I think it is safe to say Yung Joc won (or broke) the internet on Friday, August 26. Don't believe me? Well, all you have to do is a simple Google search and you will figure out exactly what I am talking about.
Yep, that's my tweet! Sorry for messing up his name, but the way my phone is set up, it likes to spell things correctly. Well, now we can get back to this post.
For as long as time, the African-American culture has had an obsession for hair, in my opinion. I'm only speaking for myself, but hair just seems to be pretty important. When we are little, the person doing our hair gets to have the adventure of telling us to hold your ear, stop moving, or even give us an occasional slap on the hand (or shoulder) with a comb. When you get a little bit older, the pain of the burn from the straightening comb turns into the pain of a chemical burn. As you get older and can totally decide what you want to do with your hair (and probably pay for it yourself), you can either keep the perm or let your hair go back to its natural state.
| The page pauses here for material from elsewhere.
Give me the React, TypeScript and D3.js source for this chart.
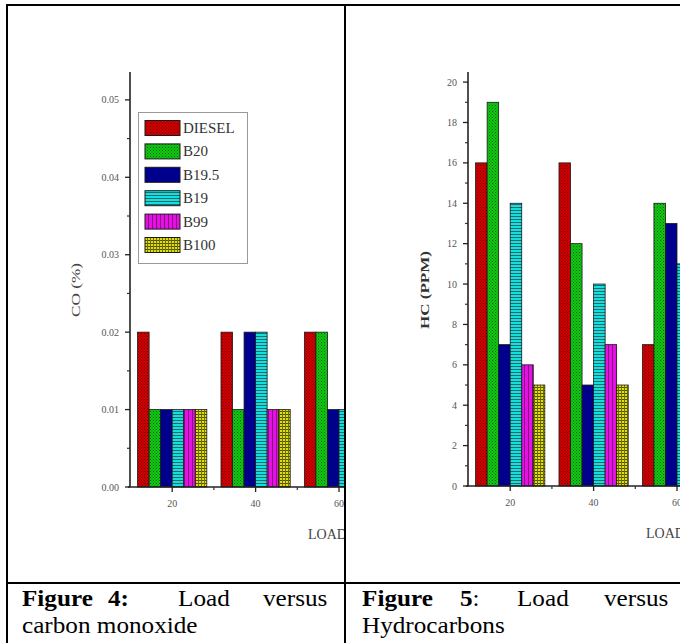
import React from 'react';
import * as d3 from 'd3';

const loads = [20, 40, 60];
const seriesNames = ['DIESEL', 'B20', 'B19.5', 'B19', 'B99', 'B100'];
const patternIds = ['pDiesel', 'pB20', 'pB195', 'pB19', 'pB99', 'pB100'];

const coDiesel = [0.02, 0.02, 0.02];
const coB20 = [0.01, 0.01, 0.02];
const coB195 = [0.01, 0.02, 0.01];
const coB19 = [0.01, 0.02, 0.01];
const coB99 = [0.01, 0.01, 0.01];
const coB100 = [0.01, 0.01, 0.01];

const hcDiesel = [16, 16, 7];
const hcB20 = [19, 12, 14];
const hcB195 = [7, 5, 13];
const hcB19 = [14, 10, 11];
const hcB99 = [6, 7, 6];
const hcB100 = [5, 5, 5];

const coTicks = [0, 0.01, 0.02, 0.03, 0.04, 0.05];
const hcTicks = [0, 2, 4, 6, 8, 10, 12, 14, 16, 18, 20];
const xTicks = [20, 40, 60];
const xMinorTicks = [30, 50];

const coSeries = [coDiesel, coB20, coB195, coB19, coB99, coB100];
const hcSeries = [hcDiesel, hcB20, hcB195, hcB19, hcB99, hcB100];

const SERIF = "'Liberation Serif', 'Times New Roman', Times, serif";

type ChartProps = {
  ox: number;
  series: number[][];
  yMax: number;
  yZeroPx: number;
  yTopPx: number;
  ticks: number[];
  fmt: (v: number) => string;
  yLabel: string;
  yLabelBold: boolean;
  yLabelLen: number;
  clipId: string;
  showLegend: boolean;
};

function Chart(p: ChartProps) {
  const axisX = 130 + p.ox;
  const x = d3.scaleLinear().domain([10, 70]).range([axisX + 0.5, axisX + 0.5 + 60 * 4.17]);
  const y = d3.scaleLinear().domain([0, p.yMax]).range([p.yZeroPx, p.yTopPx]);
  const inner = d3.scaleBand().domain(seriesNames).range([-8.3, 8.3]).padding(0);
  const step = p.ticks[1] - p.ticks[0];
  const minorY = p.ticks.slice(0, -1).map((t) => t + step / 2);
  return (
    <g clipPath={`url(#${p.clipId})`} style={{ fontFamily: SERIF }}>
      {loads.map((ld, li) =>
        seriesNames.map((s, si) => {
          const x0 = x(ld + (inner(s) as number));
          const x1 = x(ld + (inner(s) as number) + inner.bandwidth());
          const v = p.series[si][li];
          return (
            <rect
              key={`${ld}-${s}`}
              x={x0}
              y={y(v)}
              width={x1 - x0}
              height={y(0) - y(v)}
              fill={`url(#${patternIds[si]})`}
              stroke="#1a1a1a"
              strokeWidth={0.8}
            />
          );
        })
      )}
      <line x1={axisX} x2={axisX} y1={p.yTopPx} y2={y(0)} stroke="#222" strokeWidth={1.6} />
      {p.ticks.map((t) => (
        <g key={t}>
          <line x1={axisX - 5} x2={axisX} y1={y(t)} y2={y(t)} stroke="#222" strokeWidth={1.3} />
          <text x={axisX - 11} y={y(t) + 3.5} textAnchor="end" fontSize={10} fill="#555">
            {p.fmt(t)}
          </text>
        </g>
      ))}
      {minorY.map((t) => (
        <line key={t} x1={axisX - 3} x2={axisX} y1={y(t)} y2={y(t)} stroke="#333" strokeWidth={1.2} />
      ))}
      <line x1={axisX - 2} x2={axisX + 260} y1={y(0)} y2={y(0)} stroke="#222" strokeWidth={1.6} />
      {xTicks.map((t) => (
        <g key={t}>
          <line x1={x(t)} x2={x(t)} y1={y(0)} y2={y(0) + 5} stroke="#222" strokeWidth={1.3} />
          <text x={x(t)} y={y(0) + 20} textAnchor="middle" fontSize={10} fill="#555">
            {t}
          </text>
        </g>
      ))}
      {xMinorTicks.map((t) => (
        <line key={t} x1={x(t)} x2={x(t)} y1={y(0)} y2={y(0) + 3} stroke="#333" strokeWidth={1.2} />
      ))}
      <text x={x(60) - 31} y={y(0) + 52} fontSize={14} fill="#444">
        LOAD (%)
      </text>
      <text
        transform={`translate(${axisX - (p.yLabelBold ? 39 : 50)},${290}) rotate(-90)`}
        textAnchor="middle"
        fontSize={13}
        fontWeight={p.yLabelBold ? 'bold' : 'normal'}
        fill={p.yLabelBold ? '#333' : '#444'}
        textLength={p.yLabelLen}
        lengthAdjust="spacingAndGlyphs"
      >
        {p.yLabel}
      </text>
      {p.showLegend && (
        <g>
          <rect x={138.5} y={112.5} width={109} height={151} fill="#fff" stroke="#999" strokeWidth={1} />
          {seriesNames.map((s, i) => {
            const cy = 128 + i * 23.4;
            return (
              <g key={s}>
                <rect x={145} y={cy - 7.5} width={35} height={15} fill={`url(#${patternIds[i]})`} stroke="#1a1a1a" strokeWidth={1} />
                <text x={183} y={cy + 5} fontSize={15} fill="#333">
                  {s}
                </text>
              </g>
            );
          })}
        </g>
      )}
    </g>
  );
}

export default function App() {
  const sx = 1.05;
  return (
    <svg
      width={680}
      height={643}
      style={{ position: 'absolute', left: 0, top: 0, background: '#fff' }}
      xmlns="http://www.w3.org/2000/svg"
    >
      <defs>
        <clipPath id="clip1">
          <rect x={8} y={6} width={336} height={576} />
        </clipPath>
        <clipPath id="clip2">
          <rect x={346} y={6} width={334} height={576} />
        </clipPath>
        <pattern id="pDiesel" width={3} height={3} patternUnits="userSpaceOnUse">
          <rect width={3} height={3} fill="#d20000" />
          <rect width={1} height={1} fill="#6a0000" />
          <rect x={1.5} y={1.5} width={1} height={1} fill="#8a0000" />
        </pattern>
        <pattern id="pB20" width={3} height={3} patternUnits="userSpaceOnUse">
          <rect width={3} height={3} fill="#12c812" />
          <rect width={1} height={1} fill="#056005" />
          <rect x={1.5} y={1.5} width={1} height={1} fill="#078007" />
        </pattern>
        <pattern id="pB195" width={3} height={3} patternUnits="userSpaceOnUse">
          <rect width={3} height={3} fill="#00008c" />
        </pattern>
        <pattern id="pB19" width={3} height={3} patternUnits="userSpaceOnUse">
          <rect width={3} height={3} fill="#10e0e0" />
          <rect width={3} height={1} fill="#206868" />
        </pattern>
        <pattern id="pB99" width={4} height={4} patternUnits="userSpaceOnUse">
          <rect width={4} height={4} fill="#e410e4" />
          <rect width={1} height={4} fill="#801080" />
        </pattern>
        <pattern id="pB100" width={3} height={3} patternUnits="userSpaceOnUse">
          <rect width={3} height={3} fill="#e0e010" />
          <rect width={3} height={1} fill="#505000" />
          <rect width={1} height={3} fill="#707000" />
        </pattern>
      </defs>
      <rect x={0} y={0} width={680} height={643} fill="#fff" />

      <Chart
        ox={0}
        series={coSeries}
        yMax={0.0536}
        yZeroPx={487}
        yTopPx={72}
        ticks={coTicks}
        fmt={d3.format('.2f')}
        yLabel="CO (%)"
        yLabelBold={false}
        yLabelLen={54}
        clipId="clip1"
        showLegend={true}
      />
      <Chart
        ox={338}
        series={hcSeries}
        yMax={20.5}
        yZeroPx={486}
        yTopPx={72}
        ticks={hcTicks}
        fmt={d3.format('d')}
        yLabel="HC (PPM)"
        yLabelBold={true}
        yLabelLen={78}
        clipId="clip2"
        showLegend={false}
      />

      <line x1={6} x2={680} y1={5} y2={5} stroke="#000" strokeWidth={2} />
      <line x1={7} x2={7} y1={4} y2={643} stroke="#000" strokeWidth={2} />
      <line x1={345} x2={345} y1={4} y2={643} stroke="#000" strokeWidth={2} />
      <line x1={6} x2={680} y1={583} y2={583} stroke="#000" strokeWidth={2} />

      <g transform={`scale(${sx},1)`} style={{ fontFamily: SERIF }} fontSize={24} fill="#000">
        <text x={22 / sx} y={606} fontWeight="bold">Figure</text>
        <text x={108 / sx} y={606} fontWeight="bold">4:</text>
        <text x={178 / sx} y={606}>Load</text>
        <text x={263 / sx} y={606}>versus</text>
        <text x={22 / sx} y={633}>carbon monoxide</text>

        <text x={362 / sx} y={606} fontWeight="bold">Figure</text>
        <text x={460 / sx} y={606}><tspan fontWeight="bold">5</tspan>:</text>
        <text x={517 / sx} y={606}>Load</text>
        <text x={604 / sx} y={606}>versus</text>
        <text x={362 / sx} y={633}>Hydrocarbons</text>
      </g>
    </svg>
  );
}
That's what I decided to do in 2013...I went natural. In fact, you can see in my Twitter photo my hair in its natural state. For me, I had absolutely no clue how my hair was going to turn out because my mom has naturally curly hair and my dad has naturally wavy hair. I tried to not do the big chop, but my hair started breaking so I found it best to cut it all off.
I thought I was going to be like my mom and have naturally curly hair, but then it got longer...and longer...and longer...and I noticed at each dramatic length, I had a different hair texture. At my current, and maybe final length, my hair is extremely coily and I love it! Don't get me wrong - I get a good arm workout each time I have to twist it and style it, but it's totally worth it! I love the versatility of my natural hair. If I want it straight, I can go get a blowout (because I don't have the patience to do it myself). It I want to not really do anything to it, I can get in the shower (or use a spray bottle), wet it, use some product, and call it a day. If I want a style, I take the time to do some twists and it can last for a few days. Then, if I'm feeling really lazy, I will pay someone good money to give me a protective style to last me a few months. Right now, I'm currently enjoying faux locs and I have about 2 months to go before I take them out. So...why in the world is it so wrong for a man to want to change up his look, just like us ladies?
I wish I had an answer to that question. Now don't get me wrong, I had a few good laughs. Let's be real, some of the memes were (and quite frankly still are) pretty awesome. However, now that I've had some time to think and see some other posts, I have a different conclusion.
Yung Joc did nothing no different than what I did so many years ago and what some women continue to do each day - make a change to their hair! In fact, many men do this same thing, but nothing is ever said.
Main stream media, as well as our own mentality, wants us to see our men as thugs with nasty dreads or any other hair style that is deemed ugly or trashy. Maybe that is why it is so hard for us to see them with any other style than those ugly or trashy styles. I mean, personally, I'm a fan of locs, when they are properly maintained. I'm thinking about doing it to my real hair, so why would I slam anyone who has them? And anyone who knows me personally knows that I am a huge fan of the messy hair look (see photo to the right).
I love getting up in the morning, shaking out my hair, and then heading into the office. In fact, some of the women there tell me I am their motivation and that makes me extra proud of my melanin. Although I have been working for the same organization for almost 5 years, I have only been primarily in an office setting for the last year. Corporate America has a certain expectation when it comes to hair, but I am proud to work for an organization that accepts all hair types and even allows me to wear a head covering (in the form of a beautiful scarf) when my hair is just not cooperating.
I remember the start of my natural journey and one of my male cousins asked me why are you going around with a nappy head? However, I had another male cousin tell me I like the change up! Same bloodline, two totally different reactions. Truthfully, my dad is still surprised I haven't gone back to the creamy crack, but he absolutely loves it when I wear my hair in bantu knots. My mom is just in shock I cut my hair to begin with because I cut it when it was the longest it had ever been.
How about we do this - learn to embrace ourselves and all of the greatness of our versatile hair? I guarantee you, if Yung Joc wanted to go back to a curl (or whatever is under the hair slay), all he has to do is get it wet! Honestly, now that I've had the time to really look at it, I like it. However, you know I like different looking stuff and this is truly different. Hmmm....maybe you need to try something new.